‘Waar voel jij je verantwoordelijk voor?’ is de vraag die we in alle mentorkringen stellen, de eerste maandag na de meivakantie. “Doen wat je zegt, afspraken nakomen; Een ander de ruimte geven om de dingen op zijn eigen manier te doen; Doen wat je moet doen; Dingen doen die je jezelf hebt beloofd; Op tijd naar de lessen gaan.” Ook voor hun hond, kat, konijn en parkiet voelen leerlingen zich verantwoordelijk. Hoe zit het dan met opruimen? Regelmatig komt het voor dat alle kinderen gevlogen zijn en er in de tuin nog een touw in de boom hangt, schepjes verspreid in het zand liggen, in het atelier de verf nog op tafel staat, in de bouwhoek alle kapla op de grond ligt. Wie is daar verantwoordelijk voor? Iedereen is het er over eens dat degene die de rommel heeft gemaakt, deze ook moet opruimen. Maar hoe zorg je ervoor dat dat ook daadwerkelijk gebeurt? Ideeën genoeg:
- Een papiertje ophangen met de tekst: Ruim alles op wat je hebt gebruikt.
- Thuis ruimen we met zijn allen op, dat kunnen we ook op school doen.
- Ik ga gewoon opruimen.
- Als ik iets gerommeld heb, dan maak ik het altijd weer netjes, hoe het is.
- Als je ergens mee gespeeld hebt, moet je het wel opruimen. Maar als iemand anders er mee wil spelen, moet je wel zeggen dat hij moet opruimen als hij er mee klaar is.
- Iedereen erop aanspreken en onthouden dat ze moeten opruimen
- Kinderen houden niet heel erg van opruimen, ik denk niet dat het zo makkelijk wordt om tegen hen te zeggen: zullen we dit en dat opruimen…
- Als je niet zo vaak opruimt, kun je juist niet opruimen en krijg je er steeds minder zin in. Als je nou een rooster maakt, waar je opschrijft op welke dag je gaat opruimen, dan leer je het vanzelf.

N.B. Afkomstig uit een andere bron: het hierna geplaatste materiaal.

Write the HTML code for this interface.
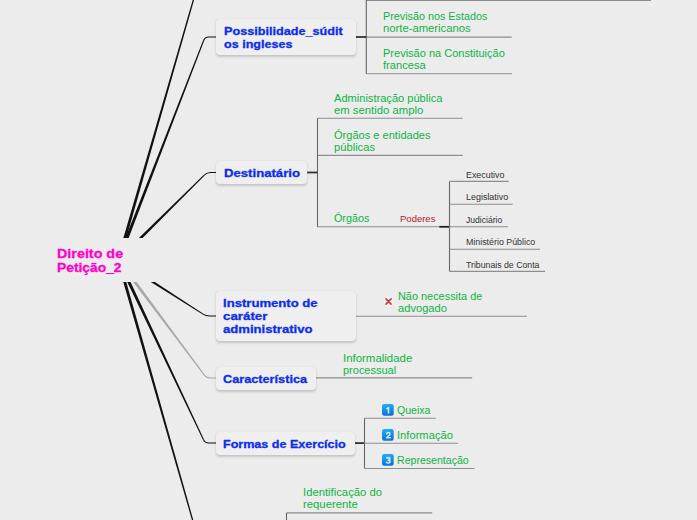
<!DOCTYPE html>
<html><head><meta charset="utf-8"><style>
html,body{margin:0;padding:0;}
body{width:697px;height:520px;overflow:hidden;background:#ececec;position:relative;font-family:"Liberation Sans",sans-serif;}
svg.main{position:absolute;left:0;top:0;}
.box{position:absolute;background:#efefef;border-radius:4px;box-shadow:0 1.5px 2.5px rgba(0,0,0,0.17),0 0 1px rgba(0,0,0,0.07);}
.cbox{position:absolute;left:47px;top:238px;width:113px;height:44px;background:#ececec;}
.t{position:absolute;white-space:nowrap;transform-origin:0 0;}
.b{-webkit-text-stroke:0.3px currentColor;}
.ic{position:absolute;}
</style></head><body>
<svg class="main" width="697" height="520" viewBox="0 0 697 520"><polygon points="119.94,260.42 206.48,-43.66 205.52,-43.94 117.06,259.58" fill="#111"/><polygon points="117.06,260.41 205.52,567.14 206.48,566.86 119.94,259.59" fill="#111"/><polygon points="119.99,260.58 204.25,40.46 203.22,40.06 117.01,259.42" fill="#111"/><path d="M203.73,40.26 Q205.00,37.00 208.50,37.00 L216.00,37.00" stroke="#111" stroke-width="1.1" fill="none"/><polygon points="119.62,261.14 204.90,175.35 204.12,174.57 117.38,258.86" fill="#111"/><path d="M204.51,174.96 Q207.00,172.50 210.50,172.50 L216.00,172.50" stroke="#111" stroke-width="1.1" fill="none"/><polygon points="117.64,261.35 202.76,314.58 203.35,313.65 119.36,258.65" fill="#111"/><path d="M203.05,314.11 Q206.00,316.00 209.50,316.00 L216.00,316.00" stroke="#111" stroke-width="1.1" fill="none"/><polygon points="117.22,260.96 203.97,375.52 204.85,374.87 119.78,259.04" fill="#a8a8a8"/><path d="M204.41,375.19 Q206.50,378.00 210.00,378.00 L216.00,378.00" stroke="#a8a8a8" stroke-width="1.1" fill="none"/><polygon points="117.05,260.68 203.01,440.07 204.00,439.60 119.95,259.32" fill="#111"/><path d="M203.50,439.84 Q205.00,443.00 208.50,443.00 L216.00,443.00" stroke="#111" stroke-width="1.1" fill="none"/></svg>
<div class="cbox"></div>
<svg class="main" width="697" height="520" viewBox="0 0 697 520"><line x1="366.3" y1="0.4" x2="651" y2="0.4" stroke="#8e8e8e" stroke-width="1.1"/><line x1="366.3" y1="37.1" x2="511.7" y2="37.1" stroke="#8e8e8e" stroke-width="1.1"/><line x1="366.3" y1="73.8" x2="512" y2="73.8" stroke="#8e8e8e" stroke-width="1.1"/><line x1="366.3" y1="0" x2="366.3" y2="73.8" stroke="#666" stroke-width="1.1"/><line x1="355.5" y1="37.0" x2="366.3" y2="37.0" stroke="#333" stroke-width="1.8"/><line x1="317.5" y1="118.2" x2="462.8" y2="118.2" stroke="#8e8e8e" stroke-width="1.1"/><line x1="317.5" y1="155.4" x2="462.8" y2="155.4" stroke="#8e8e8e" stroke-width="1.1"/><line x1="317.5" y1="226.8" x2="439.3" y2="226.8" stroke="#8e8e8e" stroke-width="1.1"/><line x1="317.5" y1="118.2" x2="317.5" y2="226.8" stroke="#666" stroke-width="1.1"/><line x1="307.2" y1="172.5" x2="317.5" y2="172.5" stroke="#333" stroke-width="1.8"/><line x1="439.3" y1="226.8" x2="449.5" y2="226.8" stroke="#222" stroke-width="1.8"/><line x1="449.5" y1="181.4" x2="449.5" y2="271.4" stroke="#666" stroke-width="1.1"/><line x1="449.5" y1="181.4" x2="508.7" y2="181.4" stroke="#8e8e8e" stroke-width="1.1"/><line x1="449.5" y1="204.2" x2="512.7" y2="204.2" stroke="#8e8e8e" stroke-width="1.1"/><line x1="449.5" y1="226.7" x2="507.9" y2="226.7" stroke="#8e8e8e" stroke-width="1.1"/><line x1="449.5" y1="249.3" x2="540.0" y2="249.3" stroke="#8e8e8e" stroke-width="1.1"/><line x1="449.5" y1="271.4" x2="545.0" y2="271.4" stroke="#8e8e8e" stroke-width="1.1"/><line x1="355.8" y1="316.2" x2="527" y2="316.2" stroke="#8e8e8e" stroke-width="1.1"/><line x1="315.5" y1="377.9" x2="472.2" y2="377.9" stroke="#8e8e8e" stroke-width="1.1"/><line x1="354.8" y1="443.1" x2="364.5" y2="443.1" stroke="#333" stroke-width="1.8"/><line x1="364.5" y1="418.2" x2="364.5" y2="468.5" stroke="#666" stroke-width="1.1"/><line x1="364.5" y1="418.2" x2="435.8" y2="418.2" stroke="#8e8e8e" stroke-width="1.1"/><line x1="364.5" y1="443.3" x2="458.2" y2="443.3" stroke="#8e8e8e" stroke-width="1.1"/><line x1="364.5" y1="468.5" x2="474.6" y2="468.5" stroke="#8e8e8e" stroke-width="1.1"/><line x1="286.5" y1="512.9" x2="432.2" y2="512.9" stroke="#8e8e8e" stroke-width="1.1"/><line x1="286.5" y1="512.9" x2="286.5" y2="521" stroke="#666" stroke-width="1.1"/></svg>
<div class="box" style="left:215.7px;top:18.5px;width:140.5px;height:36.5px"></div><div class="box" style="left:215.8px;top:160.7px;width:91.4px;height:22.9px"></div><div class="box" style="left:215.7px;top:290.7px;width:140.1px;height:50.0px"></div><div class="box" style="left:215.8px;top:366.6px;width:99.8px;height:23.2px"></div><div class="box" style="left:215.8px;top:431.7px;width:139.0px;height:23.1px"></div>
<svg class="ic" style="left:381.5px;top:403.5px" width="12" height="12" viewBox="0 0 12 12"><defs><linearGradient id="g1" x1="0.3" y1="0" x2="0.5" y2="1"><stop offset="0" stop-color="#1fb0f4"/><stop offset="1" stop-color="#0b6fdc"/></linearGradient></defs><rect x="0" y="0" width="11.7" height="11.7" rx="2.2" fill="url(#g1)"/><path d="M4.9,4.6 L6.5,3.6 L6.5,9.0" stroke="#e6f4ff" stroke-opacity="0.92" stroke-width="1.5" fill="none" stroke-linecap="round" stroke-linejoin="round"/></svg><svg class="ic" style="left:381.5px;top:428.5px" width="12" height="12" viewBox="0 0 12 12"><defs><linearGradient id="g2" x1="0.3" y1="0" x2="0.5" y2="1"><stop offset="0" stop-color="#1fb0f4"/><stop offset="1" stop-color="#0b6fdc"/></linearGradient></defs><rect x="0" y="0" width="11.7" height="11.7" rx="2.2" fill="url(#g2)"/><path d="M4.6,4.7 Q5.0,3.5 6.4,3.5 Q8.0,3.5 8.0,4.9 Q8.0,5.9 6.4,7.0 L4.6,8.7 L8.3,8.7" stroke="#e6f4ff" stroke-opacity="0.92" stroke-width="1.5" fill="none" stroke-linecap="round" stroke-linejoin="round"/></svg><svg class="ic" style="left:381.5px;top:453.5px" width="12" height="12" viewBox="0 0 12 12"><defs><linearGradient id="g3" x1="0.3" y1="0" x2="0.5" y2="1"><stop offset="0" stop-color="#1fb0f4"/><stop offset="1" stop-color="#0b6fdc"/></linearGradient></defs><rect x="0" y="0" width="11.7" height="11.7" rx="2.2" fill="url(#g3)"/><path d="M4.7,4.0 Q5.6,3.5 6.6,3.5 Q8.0,3.6 8.0,4.9 Q7.9,6.1 6.2,6.2 Q8.2,6.3 8.2,7.6 Q8.1,9.0 6.3,9.0 Q5.2,9.0 4.5,8.4" stroke="#e6f4ff" stroke-opacity="0.92" stroke-width="1.5" fill="none" stroke-linecap="round" stroke-linejoin="round"/></svg>
<svg class="ic" style="left:382px;top:295px" width="13" height="13" viewBox="0 0 13 13"><circle cx="6.5" cy="6.5" r="5.8" fill="#f4f4f4" stroke="#e4e4e4" stroke-width="0.6"/><path d="M3.9,3.9 L9.1,9.1 M9.1,3.9 L3.9,9.1" stroke="#d53535" stroke-width="1.55" stroke-linecap="round"/></svg>
<div class="t b" data-k="Direito de" style="left:57.00px;top:246.00px;font-size:12.6px;line-height:17px;font-weight:700;color:#ff00cc;transform:scaleX(1.1381)">Direito de</div><div class="t b" data-k="Petição_2" style="left:57.00px;top:260.00px;font-size:12.6px;line-height:17px;font-weight:700;color:#ff00cc;transform:scaleX(1.0974)">Petição_2</div><div class="t b" data-k="Possibilidade_súdit" style="left:223.60px;top:23.00px;font-size:11.6px;line-height:16px;font-weight:700;color:#0b2cf2;transform:scaleX(1.0900)">Possibilidade_súdit</div><div class="t b" data-k="os ingleses" style="left:223.60px;top:36.00px;font-size:11.6px;line-height:16px;font-weight:700;color:#0b2cf2;transform:scaleX(1.0834)">os ingleses</div><div class="t b" data-k="Destinatário" style="left:223.50px;top:165.00px;font-size:11.6px;line-height:16px;font-weight:700;color:#0b2cf2;transform:scaleX(1.1341)">Destinatário</div><div class="t b" data-k="Instrumento de" style="left:223.40px;top:295.00px;font-size:11.6px;line-height:16px;font-weight:700;color:#0b2cf2;transform:scaleX(1.1301)">Instrumento de</div><div class="t b" data-k="caráter" style="left:223.40px;top:308.00px;font-size:11.6px;line-height:16px;font-weight:700;color:#0b2cf2;transform:scaleX(1.1486)">caráter</div><div class="t b" data-k="administrativo" style="left:223.40px;top:321.00px;font-size:11.6px;line-height:16px;font-weight:700;color:#0b2cf2;transform:scaleX(1.1297)">administrativo</div><div class="t b" data-k="Característica" style="left:223.40px;top:371.00px;font-size:11.6px;line-height:16px;font-weight:700;color:#0b2cf2;transform:scaleX(1.0958)">Característica</div><div class="t b" data-k="Formas de Exercício" style="left:223.40px;top:436.00px;font-size:11.6px;line-height:16px;font-weight:700;color:#0b2cf2;transform:scaleX(1.0821)">Formas de Exercício</div><div class="t" data-k="Previsão nos Estados" style="left:382.60px;top:9.00px;font-size:10.5px;line-height:14px;font-weight:400;color:#0db445;transform:scaleX(1.0268)">Previsão nos Estados</div><div class="t" data-k="norte-americanos" style="left:382.60px;top:21.00px;font-size:10.5px;line-height:14px;font-weight:400;color:#0db445;transform:scaleX(1.0718)">norte-americanos</div><div class="t" data-k="Previsão na Constituição" style="left:382.50px;top:46.00px;font-size:10.5px;line-height:14px;font-weight:400;color:#0db445;transform:scaleX(1.0485)">Previsão na Constituição</div><div class="t" data-k="francesa" style="left:382.50px;top:58.00px;font-size:10.5px;line-height:14px;font-weight:400;color:#0db445;transform:scaleX(1.0592)">francesa</div><div class="t" data-k="Administração pública" style="left:333.60px;top:91.00px;font-size:10.5px;line-height:14px;font-weight:400;color:#0db445;transform:scaleX(1.0554)">Administração pública</div><div class="t" data-k="em sentido amplo" style="left:333.60px;top:103.00px;font-size:10.5px;line-height:14px;font-weight:400;color:#0db445;transform:scaleX(1.0778)">em sentido amplo</div><div class="t" data-k="Órgãos e entidades" style="left:333.60px;top:128.00px;font-size:10.5px;line-height:14px;font-weight:400;color:#0db445;transform:scaleX(1.0532)">Órgãos e entidades</div><div class="t" data-k="públicas" style="left:333.60px;top:140.00px;font-size:10.5px;line-height:14px;font-weight:400;color:#0db445;transform:scaleX(1.0645)">públicas</div><div class="t" data-k="Órgãos" style="left:334.00px;top:211.00px;font-size:10.5px;line-height:14px;font-weight:400;color:#0db445;transform:scaleX(1.0242)">Órgãos</div><div class="t" data-k="Poderes" style="left:400.00px;top:212.00px;font-size:9.5px;line-height:13px;font-weight:400;color:#b3202a;transform:scaleX(1.0009)">Poderes</div><div class="t" data-k="Executivo" style="left:465.70px;top:170.00px;font-size:8.4px;line-height:11px;font-weight:400;color:#333333;transform:scaleX(1.0580)">Executivo</div><div class="t" data-k="Legislativo" style="left:465.70px;top:192.00px;font-size:8.4px;line-height:11px;font-weight:400;color:#333333;transform:scaleX(1.0679)">Legislativo</div><div class="t" data-k="Judiciário" style="left:465.70px;top:215.00px;font-size:8.4px;line-height:11px;font-weight:400;color:#333333;transform:scaleX(1.0231)">Judiciário</div><div class="t" data-k="Ministério Público" style="left:466.00px;top:237.00px;font-size:8.4px;line-height:11px;font-weight:400;color:#333333;transform:scaleX(1.0552)">Ministério Público</div><div class="t" data-k="Tribunais de Conta" style="left:466.00px;top:260.00px;font-size:8.4px;line-height:11px;font-weight:400;color:#333333;transform:scaleX(1.0427)">Tribunais de Conta</div><div class="t" data-k="Não necessita de" style="left:398.00px;top:289.00px;font-size:10.5px;line-height:14px;font-weight:400;color:#0db445;transform:scaleX(1.0385)">Não necessita de</div><div class="t" data-k="advogado" style="left:398.00px;top:301.00px;font-size:10.5px;line-height:14px;font-weight:400;color:#0db445;transform:scaleX(1.0612)">advogado</div><div class="t" data-k="Informalidade" style="left:342.90px;top:351.00px;font-size:10.5px;line-height:14px;font-weight:400;color:#0db445;transform:scaleX(1.0886)">Informalidade</div><div class="t" data-k="processual" style="left:342.90px;top:363.00px;font-size:10.5px;line-height:14px;font-weight:400;color:#0db445;transform:scaleX(1.0464)">processual</div><div class="t" data-k="Queixa" style="left:396.90px;top:403.00px;font-size:10.5px;line-height:14px;font-weight:400;color:#0db445;transform:scaleX(1.0051)">Queixa</div><div class="t" data-k="Informação" style="left:397.30px;top:428.00px;font-size:10.5px;line-height:14px;font-weight:400;color:#0db445;transform:scaleX(1.0645)">Informação</div><div class="t" data-k="Representação" style="left:397.30px;top:453.00px;font-size:10.5px;line-height:14px;font-weight:400;color:#0db445;transform:scaleX(1.0072)">Representação</div><div class="t" data-k="Identificação do" style="left:303.00px;top:485.00px;font-size:10.5px;line-height:14px;font-weight:400;color:#0db445;transform:scaleX(1.0741)">Identificação do</div><div class="t" data-k="requerente" style="left:303.00px;top:497.00px;font-size:10.5px;line-height:14px;font-weight:400;color:#0db445;transform:scaleX(1.0787)">requerente</div>
</body></html>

En als we dan ook een muziekje opzetten, dan word je ook niet afgeleid en ga je opruimen.
- Op een lijst zetten wie wat gaat opruimen.
- Duidelijke regel nodig, net als op kleuterschool: eerst opruimen voordat je iets anders gaat doen
- Iedereen helpt elkaar door te zeggen tegen elkaar dat ze iets op moeten ruimen
Als je dit zo hoort, zou je denken dat het een fluitje van een cent is en dat het opruim-probleem binnen de kortste keren is opgelost. De praktijk is echter hardnekkiger dan de theorie. Hoe goed de ideeën ook zijn, als ze ten uitvoer moeten worden gebracht, staakt het besef dat opruimen handig, nuttig en nodig is en blijven de spullen weer gewoon liggen.
In de leerlingenkring kwam een ander idee naar voren en dat proberen we deze week uit: in een aantal ruimtes wordt niet opgeruimd. Het mag wel, maar niemand gaat mensen aanspreken op hun opruimen. Dat het dan een troep wordt en dat de leerlingen er dan zelf last van krijgen, dat is het idee. We zullen zien hoe dit uitpakt.